### WHAT THE TASK REQUIRES
Exactly repeat the material, dropping only the pictures.

### SOURCE MATERIAL

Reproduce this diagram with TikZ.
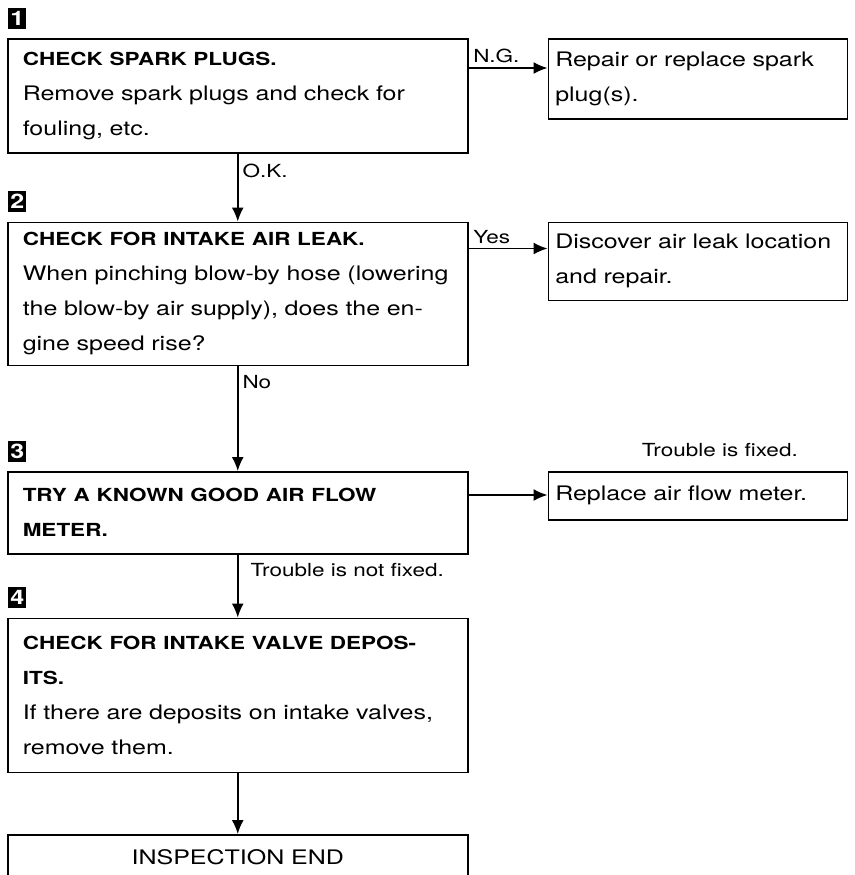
\documentclass[tikz,border=0pt]{standalone}
\usepackage{fontspec}
\setmainfont[FakeStretch=1.25]{TeX Gyre Heros}
\usetikzlibrary{positioning,arrows.meta}
\newcommand{\hd}[1]{{\fontsize{9}{17.5}\selectfont\bfseries #1}}

\begin{document}
\begin{tikzpicture}[node distance=34pt,
	box/.style={draw, line width=0.75pt, align=left, font=\fontsize{10}{17.5}\selectfont},
	stepbox/.style={box, text width=215pt, inner xsep=7.5pt, inner ysep=3pt},
	fixbox/.style={box, text width=142.5pt, inner xsep=3.5pt, inner ysep=3pt},
	num/.style={fill=black, text=white, font=\fontsize{10}{10}\selectfont\bfseries, minimum width=9pt, minimum height=10.5pt, inner sep=0pt},
	lbl/.style={font=\fontsize{9}{11}\selectfont, inner sep=2pt},
	line/.style={-{Latex[length=7pt,width=6pt]}, line width=0.75pt}]
	\useasboundingbox (0,0) rectangle (427.5pt,-437.5pt);

	% main column
	\node (plugs) [stepbox, minimum height=57pt, anchor=north west] at (3.5pt,-19pt)
		{\hd{CHECK SPARK PLUGS.}\\ Remove spark plugs and check for\\ fouling, etc.};
	\node (leak) [stepbox, minimum height=71.5pt, below=of plugs]
		{\hd{CHECK FOR INTAKE AIR LEAK.}\\ When pinching blow-by hose (lowering\\ the blow-by air supply), does the en-\\ gine speed rise?};
	\node (meter) [stepbox, minimum height=41pt, below=52.5pt of leak]
		{\hd{TRY A KNOWN GOOD AIR FLOW}\\ \hd{METER.}};
	\node (valves) [stepbox, minimum height=77pt, below=31.5pt of meter]
		{\hd{CHECK FOR INTAKE VALVE DEPOS-}\\ \hd{ITS.}\\ If there are deposits on intake valves,\\ remove them.};
	\node (finish) [stepbox, align=center, minimum height=22pt, below=30.5pt of valves] {INSPECTION END};

	% step numbers
	\node [num, above right=4.5pt and 0.5pt of plugs.north west] {1};
	\node [num, above right=4.5pt and 0.5pt of leak.north west] {2};
	\node [num, above right=4.5pt and 0.5pt of meter.north west] {3};
	\node [num, above right=4.5pt and 0.5pt of valves.north west] {4};

	% repairs on the right
	\node (replug) [fixbox, minimum height=40pt, right=39.5pt of plugs.north east, anchor=north west]
		{Repair or replace spark\\ plug(s).};
	\node (fixleak) [fixbox, minimum height=39pt, right=39.5pt of leak.north east, anchor=north west]
		{Discover air leak location\\ and repair.};
	\node (newmeter) [fixbox, minimum height=24pt, right=39.5pt of meter.north east, anchor=north west]
		{Replace air flow meter.};
	\node (fixed) [lbl, above=5pt of newmeter.north, xshift=11pt] {Trouble is fixed.};

	\draw[line] (plugs) -- node[lbl, right, pos=0.26] {O.K.} (leak);
	\draw[line] (leak) -- node[lbl, right, pos=0.15] {No} (meter);
	\draw[line] (meter) -- node[lbl, right, pos=0.25, xshift=4pt] {Trouble is not fixed.} (valves);
	\draw[line] (valves) -- (finish);

	\draw[line] ([yshift=-15pt]plugs.north east) -- node[lbl, above right, pos=0] {N.G.} ([yshift=-15pt]replug.north west);
	\draw[line] ([yshift=-13.5pt]leak.north east) -- node[lbl, above right, pos=0] {Yes} ([yshift=-13.5pt]fixleak.north west);
	\draw[line] ([yshift=-12pt]meter.north east) -- ([yshift=-12pt]newmeter.north west);
\end{tikzpicture}
\end{document}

### OUTPUT BELOW
Reproduce this diagram with TikZ.
\documentclass[tikz,border=0pt]{standalone}
\usepackage{fontspec}
\setmainfont[FakeStretch=1.25]{TeX Gyre Heros}
\usetikzlibrary{positioning,arrows.meta}
\newcommand{\hd}[1]{{\fontsize{9}{17.5}\selectfont\bfseries #1}}

\begin{document}
\begin{tikzpicture}[node distance=34pt,
	box/.style={draw, line width=0.75pt, align=left, font=\fontsize{10}{17.5}\selectfont},
	stepbox/.style={box, text width=215pt, inner xsep=7.5pt, inner ysep=3pt},
	fixbox/.style={box, text width=142.5pt, inner xsep=3.5pt, inner ysep=3pt},
	num/.style={fill=black, text=white, font=\fontsize{10}{10}\selectfont\bfseries, minimum width=9pt, minimum height=10.5pt, inner sep=0pt},
	lbl/.style={font=\fontsize{9}{11}\selectfont, inner sep=2pt},
	line/.style={-{Latex[length=7pt,width=6pt]}, line width=0.75pt}]
	\useasboundingbox (0,0) rectangle (427.5pt,-437.5pt);

	% main column
	\node (plugs) [stepbox, minimum height=57pt, anchor=north west] at (3.5pt,-19pt)
		{\hd{CHECK SPARK PLUGS.}\\ Remove spark plugs and check for\\ fouling, etc.};
	\node (leak) [stepbox, minimum height=71.5pt, below=of plugs]
		{\hd{CHECK FOR INTAKE AIR LEAK.}\\ When pinching blow-by hose (lowering\\ the blow-by air supply), does the en-\\ gine speed rise?};
	\node (meter) [stepbox, minimum height=41pt, below=52.5pt of leak]
		{\hd{TRY A KNOWN GOOD AIR FLOW}\\ \hd{METER.}};
	\node (valves) [stepbox, minimum height=77pt, below=31.5pt of meter]
		{\hd{CHECK FOR INTAKE VALVE DEPOS-}\\ \hd{ITS.}\\ If there are deposits on intake valves,\\ remove them.};
	\node (finish) [stepbox, align=center, minimum height=22pt, below=30.5pt of valves] {INSPECTION END};

	% step numbers
	\node [num, above right=4.5pt and 0.5pt of plugs.north west] {1};
	\node [num, above right=4.5pt and 0.5pt of leak.north west] {2};
	\node [num, above right=4.5pt and 0.5pt of meter.north west] {3};
	\node [num, above right=4.5pt and 0.5pt of valves.north west] {4};

	% repairs on the right
	\node (replug) [fixbox, minimum height=40pt, right=39.5pt of plugs.north east, anchor=north west]
		{Repair or replace spark\\ plug(s).};
	\node (fixleak) [fixbox, minimum height=39pt, right=39.5pt of leak.north east, anchor=north west]
		{Discover air leak location\\ and repair.};
	\node (newmeter) [fixbox, minimum height=24pt, right=39.5pt of meter.north east, anchor=north west]
		{Replace air flow meter.};
	\node (fixed) [lbl, above=5pt of newmeter.north, xshift=11pt] {Trouble is fixed.};

	\draw[line] (plugs) -- node[lbl, right, pos=0.26] {O.K.} (leak);
	\draw[line] (leak) -- node[lbl, right, pos=0.15] {No} (meter);
	\draw[line] (meter) -- node[lbl, right, pos=0.25, xshift=4pt] {Trouble is not fixed.} (valves);
	\draw[line] (valves) -- (finish);

	\draw[line] ([yshift=-15pt]plugs.north east) -- node[lbl, above right, pos=0] {N.G.} ([yshift=-15pt]replug.north west);
	\draw[line] ([yshift=-13.5pt]leak.north east) -- node[lbl, above right, pos=0] {Yes} ([yshift=-13.5pt]fixleak.north west);
	\draw[line] ([yshift=-12pt]meter.north east) -- ([yshift=-12pt]newmeter.north west);
\end{tikzpicture}
\end{document}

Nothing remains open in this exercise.